You need to think about the needs, wants and wishes of the people around you to inform how you interact with them. If you are having problems with someone you need to step back and see what the other person’s perspective is. To work on relationships you must be strategic with them. You have to meet them where they are and how they communicate. The people who get ahead in life understand every relationship is unique and take the time to understand the other person involved in the interaction. You need to think about how your goal is tied into their goal. For example if you want your kids to go on an outing and they don’t want to go, think about why that is and what their needs are. Maybe invite a friend, etc. Then you get what you want and they get what they need as well.

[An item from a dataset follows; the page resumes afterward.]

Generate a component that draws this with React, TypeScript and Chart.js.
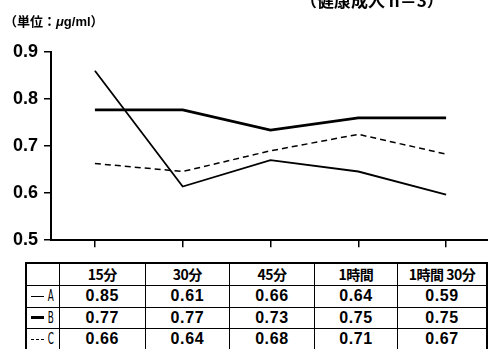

2. Take care of yourself first.
We’ve all heard it, now live it. You have to take care of yourself before you can take care of others. This is a fundamental truth. There are costs associated with not being completely healthy and there are repercussions if you are not well. Maybe that comes out in aggravation towards your children, being short tempered with your spouse or being impatient at work. You need to take the time to stop and make sure you are okay.
3. Create uninterrupted quality time.
All relationships are work and to make them work, you have to work on them. If you do not grow your relationships they won’t develop. You need to schedule a date night with your partner, have lunch with a work colleague, set aside a family dinner or have a girlfriends’ night out. For relationships to flourish you have to put in the time.
4. Don’t rely on technology.
Technology is a great way to stay connected but it should not be the only way we connect to the people in our lives. Some people think they are doing enough to maintain their relationships by tweeting or using Facebook which is so not true. Face and phone time is valuable. We are social creatures and we need more than reading to connect with people. Relationships cannot be managed via a keyboard. You cannot get people’s true meaning or feelings unless you hear a voice or see someone’s expression. You open yourself up to a lot of miscommunication by completely relying on technology to maintain relationships.
5. Be in the moment.
When you are spending that face time with your coworker, friends, spouse or kids you need to focus on the moment you are in. Your emails, texts and other calls can wait; what is important is sitting right in front of you. When you interrupt your face time with someone by constantly looking at your smart phone you are saying to the person in front of you that they are not important. It is rude and ultimately damages your relationships with people.